Fraser on the other hand, he keeps things to himself, then he's vexed when you don't get it. I have a hard time writing that, because by nature I'm more like the Rays, so Fraser's behavior often makes no sense to me at first, and my train of thought kind of grinds to a halt while I disassemble his motivation. Grrr! Love the Mountie, but I totally get why Kowalski sometimes wants to pop the guy.

Sorry, I'm babbling... ack. Due South is a whole new field of exploration for me, and I get sort of over-excited discussing it. Heh.

Date: 2007-07-18 04:44 am (UTC)
From: [identity profile] green-grrl.livejournal.com
Brig! Can I trade you? Fraser comes way, way to easily, so of course my first DS story is RayK. *headdesk*

Date: 2007-07-18 04:35 pm (UTC)
From: [identity profile] brigantine.livejournal.com
Heh heh. I think the way my brain works is more like Vecchio's, but I get Kowalski pretty well probably 'cause my mom is from Detroit, and though she's been in CA for many years, we've still got family back there. So, the voice comes through pretty easily, and his motivations are fairly open for me.

As the character is written he's this odd combination of THISCLOSETOPANICKING and absolute bravery once he gets past that. Complains *constantly* but you notice he doesn't give up. Threatens to. Does not. It's just his way of working things out out loud, whereas Fraser does it all internally.

Watched MotB last night, and that early scene nearly broke my heart. After he's popped Fraser everything about Ray's body language, everything in his face is practically screaming, "Talk to me talk to me, I need you to talk to me!" but instead Fraser just turns and walks away, 'cause he's not *listening.* And then *I* wanted to pop him, 'cause I can't understand how he can not see that Ray's body is shouting at him to stay. (g'head, watch Ray in that pullback shot, when Fraser's walking away, there's this little, helpless gesture that just... *weeps*)

See? Ray I get. Fraser, not so much. *joins you in the headdesk*

Date: 2007-07-18 10:52 pm (UTC)
From: [identity profile] green-grrl.livejournal.com
It's not that I don't get Ray -- I totally do.

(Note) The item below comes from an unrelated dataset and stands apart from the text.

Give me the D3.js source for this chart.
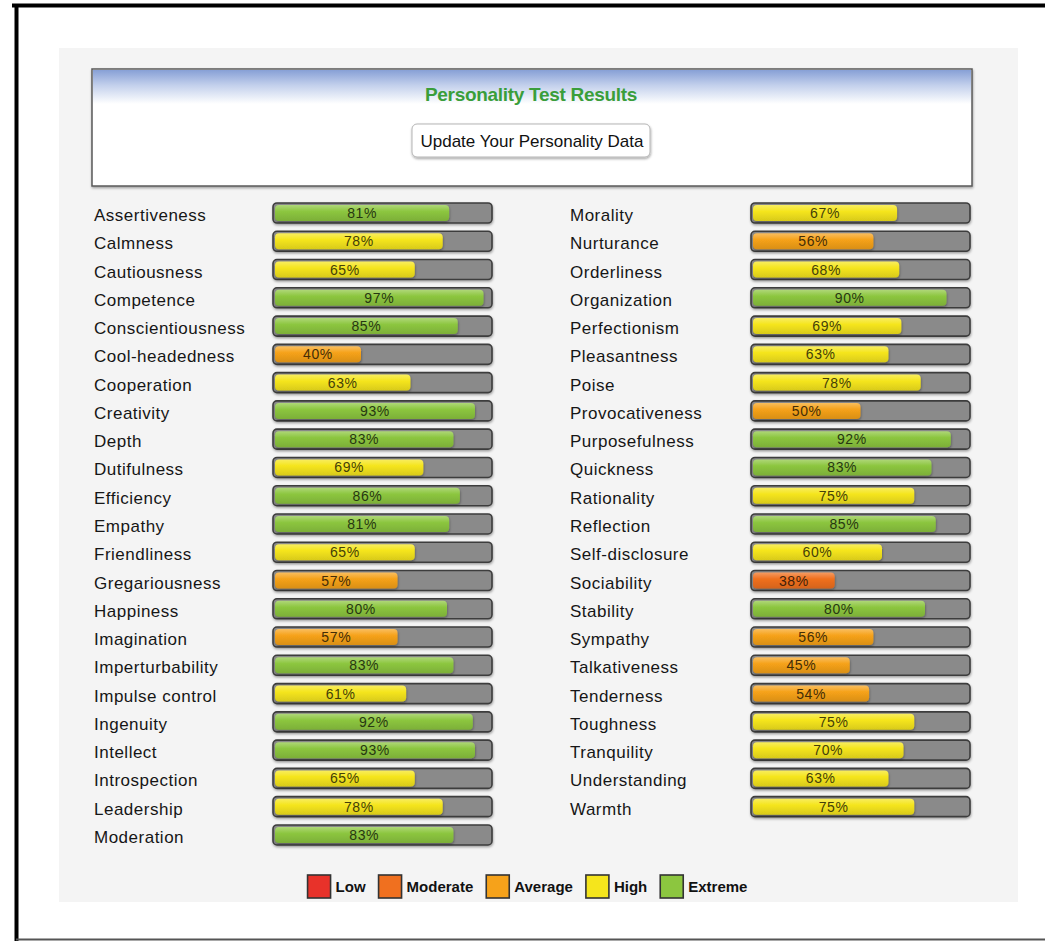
<!DOCTYPE html>
<html>
<head>
<meta charset="utf-8">
<script src="https://cdn.jsdelivr.net/npm/d3@7"></script>
<style>
  body { margin: 0; background: #fff; }
  svg { display: block; font-family: "Liberation Sans", Arial, Helvetica, sans-serif; }
</style>
</head>
<body>
<script>
// traits and scores
const leftTraits = ["Assertiveness", "Calmness", "Cautiousness", "Competence", "Conscientiousness",
  "Cool-headedness", "Cooperation", "Creativity", "Depth", "Dutifulness", "Efficiency", "Empathy",
  "Friendliness", "Gregariousness", "Happiness", "Imagination", "Imperturbability", "Impulse control",
  "Ingenuity", "Intellect", "Introspection", "Leadership", "Moderation"];
const leftScores = [81, 78, 65, 97, 85, 40, 63, 93, 83, 69, 86, 81, 65, 57, 80, 57, 83, 61, 92, 93, 65, 78, 83];

const rightTraits = ["Morality", "Nurturance", "Orderliness", "Organization", "Perfectionism",
  "Pleasantness", "Poise", "Provocativeness", "Purposefulness", "Quickness", "Rationality", "Reflection",
  "Self-disclosure", "Sociability", "Stability", "Sympathy", "Talkativeness", "Tenderness", "Toughness",
  "Tranquility", "Understanding", "Warmth"];
const rightScores = [67, 56, 68, 90, 69, 63, 78, 50, 92, 83, 75, 85, 60, 38, 80, 56, 45, 54, 75, 70, 63, 75];

const levels = ["Low", "Moderate", "Average", "High", "Extreme"];
const levelCuts = [20, 40, 60, 80];
const levelColors = ["#e8322a", "#f0701f", "#f6a21a", "#f5e51c", "#8cc63f"];

const title = "Personality Test Results";
const buttonLabel = "Update Your Personality Data";

const width = 1045, height = 941;

const svg = d3.select("body").append("svg")
    .attr("width", width)
    .attr("height", height);

const defs = svg.append("defs");

defs.append("filter").attr("id", "shadow")
    .attr("x", "-5%").attr("y", "-30%").attr("width", "110%").attr("height", "170%")
  .append("feDropShadow")
    .attr("dx", 0.5).attr("dy", 1.5).attr("stdDeviation", 1)
    .attr("flood-color", "#000").attr("flood-opacity", 0.35);

levels.forEach((l, i) => {
  const c = levelColors[i];
  const g = defs.append("linearGradient").attr("id", "grad-" + l)
      .attr("x1", 0).attr("y1", 0).attr("x2", 0).attr("y2", 1);
  g.append("stop").attr("offset", "0%").attr("stop-color", d3.interpolateRgb(c, "#fff")(0.3));
  g.append("stop").attr("offset", "40%").attr("stop-color", c);
  g.append("stop").attr("offset", "100%").attr("stop-color", d3.color(c).darker(0.35));
});

const hdrGrad = defs.append("linearGradient").attr("id", "hdr")
    .attr("x1", 0).attr("y1", 0).attr("x2", 0).attr("y2", 1);
hdrGrad.append("stop").attr("offset", "0%").attr("stop-color", "#87a0d6");
hdrGrad.append("stop").attr("offset", "45%").attr("stop-color", "#c3d0ec");
hdrGrad.append("stop").attr("offset", "100%").attr("stop-color", "#fff");

// page frame
svg.append("line").attr("x1", 12).attr("x2", width).attr("y1", 5.5).attr("y2", 5.5)
    .attr("stroke", "#000").attr("stroke-width", 4);
svg.append("line").attr("x1", 16.5).attr("x2", 16.5).attr("y1", 4).attr("y2", height)
    .attr("stroke", "#000").attr("stroke-width", 4);
svg.append("line").attr("x1", 16).attr("x2", width).attr("y1", 939.5).attr("y2", 939.5)
    .attr("stroke", "#555").attr("stroke-width", 2);

// light panel
svg.append("rect").attr("x", 59).attr("y", 48).attr("width", 959).attr("height", 854)
    .attr("fill", "#f4f4f4");

// header box
svg.append("rect").attr("x", 92).attr("y", 69).attr("width", 880).attr("height", 117)
    .attr("fill", "#fff").attr("stroke", "#5a5a5a").attr("stroke-width", 1.5)
    .attr("filter", "url(#shadow)");
svg.append("rect").attr("x", 93).attr("y", 70).attr("width", 878).attr("height", 34)
    .attr("fill", "url(#hdr)");

svg.append("text")
    .attr("x", 531).attr("y", 101)
    .attr("text-anchor", "middle")
    .attr("fill", "#3a9e3a")
    .style("font-size", "19px").style("font-weight", "bold")
    .style("letter-spacing", "-0.3px")
    .text(title);

svg.append("rect").attr("x", 412).attr("y", 124).attr("width", 238).attr("height", 33).attr("rx", 5)
    .attr("fill", "#fff").attr("stroke", "#b5b5b5").attr("stroke-width", 1)
    .attr("filter", "url(#shadow)");
svg.append("text")
    .attr("x", 532).attr("y", 147)
    .attr("text-anchor", "middle")
    .attr("fill", "#111")
    .style("font-size", "17px")
    .text(buttonLabel);

// scales
const levelOf = d3.scaleThreshold().domain(levelCuts).range(levels);
const colorOf = d3.scaleOrdinal().domain(levels).range(levelColors);

const y = d3.scalePoint()
    .domain(d3.range(leftTraits.length))
    .range([213, 213 + (leftTraits.length - 1) * 28.27]);

const barH = 20;

function column(traits, scores, labelX, x) {
  const rows = traits.map((t, i) => ({ trait: t, score: scores[i], i }));
  const g = svg.append("g");

  g.selectAll(".label")
    .data(rows)
    .enter().append("text")
      .attr("x", labelX)
      .attr("y", d => y(d.i) + 8)
      .attr("fill", "#161616")
      .style("font-size", "17px")
      .style("letter-spacing", "0.5px")
      .text(d => d.trait);

  g.selectAll(".track")
    .data(rows)
    .enter().append("rect")
      .attr("x", x(0) - 2)
      .attr("y", d => y(d.i) - barH / 2)
      .attr("width", x(100) - x(0) + 4)
      .attr("height", barH)
      .attr("rx", 4)
      .attr("fill", "#8a8a8a")
      .attr("stroke", "#3d3d3d")
      .attr("stroke-width", 1.6)
      .attr("filter", "url(#shadow)");

  g.selectAll(".fill")
    .data(rows)
    .enter().append("rect")
      .attr("x", x(0))
      .attr("y", d => y(d.i) - barH / 2 + 2)
      .attr("width", d => x(d.score) - x(0))
      .attr("height", barH - 4)
      .attr("rx", 4)
      .attr("fill", d => "url(#grad-" + levelOf(d.score) + ")")
      .attr("filter", "url(#shadow)");

  g.selectAll(".pct")
    .data(rows)
    .enter().append("text")
      .attr("x", d => (x(0) + x(d.score)) / 2)
      .attr("y", d => y(d.i) + 5)
      .attr("text-anchor", "middle")
      .attr("fill", d => d3.color(colorOf(levelOf(d.score))).darker(3.6))
      .style("font-size", "14px")
      .style("letter-spacing", "0.6px")
      .text(d => d.score + "%");
}

column(leftTraits, leftScores, 94, d3.scaleLinear().domain([0, 100]).range([275, 490]));
column(rightTraits, rightScores, 570, d3.scaleLinear().domain([0, 100]).range([753, 968]));

// legend
const legend = svg.append("g");
let lx = 0;
levels.forEach((l, i) => {
  const item = legend.append("g").attr("transform", `translate(${lx},0)`);
  item.append("rect")
      .attr("x", 1).attr("y", -11).attr("width", 23).attr("height", 23)
      .attr("fill", levelColors[i]).attr("stroke", "#333").attr("stroke-width", 1.6);
  const t = item.append("text")
      .attr("x", 29).attr("y", 6)
      .attr("fill", "#111")
      .style("font-size", "15px").style("font-weight", "bold")
      .text(l);
  lx += 29 + t.node().getComputedTextLength() + 12;
});
const legendW = lx - 12;
legend.attr("transform", `translate(${527 - legendW / 2},886)`);
</script>
</body>
</html>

He's so damned expressive, definitely! It's just that my mother instilled in me a love of multisyllabic words, so when I put fingers to keyboard, Fraser-ish vocabulary come out. Naturally. Any time I'm writing! (And I was later adopted into an Italian family -- so, oh yes, I get RayV, too!) I'm just having to go back through my Ray POV and pull out the compound sentences, convoluted phraseology, the preference for long words, etc.

Date: 2007-07-17 08:37 pm (UTC)
genarti: Knees-down view of woman on tiptoe next to bookshelves (ink on the page)
From: [personal profile] genarti
I'm not actually in dS fandom -- I keep meaning to see the show, but have yet to get my hands on it -- but I wandered over here from [livejournal.com profile] meta_fandom. And may I say, this is very well stated just as a general guide.

I absolutely agree that viewing an episode or two, or rereading a section of the book(s), is a good way to get the character's voice back in your head. (For me, it's especially useful if canon's long enough that at least some of that review is of a section I don't know well enough to quote backwards and forwards and in my sleep. Certainly there are other benefits to knowing canon that well, but if it's a key section I review a lot, it can get to the point where the actual words kind of slip past my notice into "Yeah, yeah, I know all this" skimming. Supplementing it if possible with a slightly more obscure one helps highlight the characters' speech patterns better, and might remind me of trivia I'd half-forgotten.)

For inconsistent canon... cry a little on the inside. *grin* Um, and then just make sure I can justify what I'm doing with at least something in canon, after I've done my darnedest to reconcile the whole thing. Ideally, either what's "current" at the point the story's set, or what seems to hold true the majority of the time.

Setting something aside for a while before rereading it is useful too, although not always possible given fandom's tendency towards gift-fics and short-term challenges and such.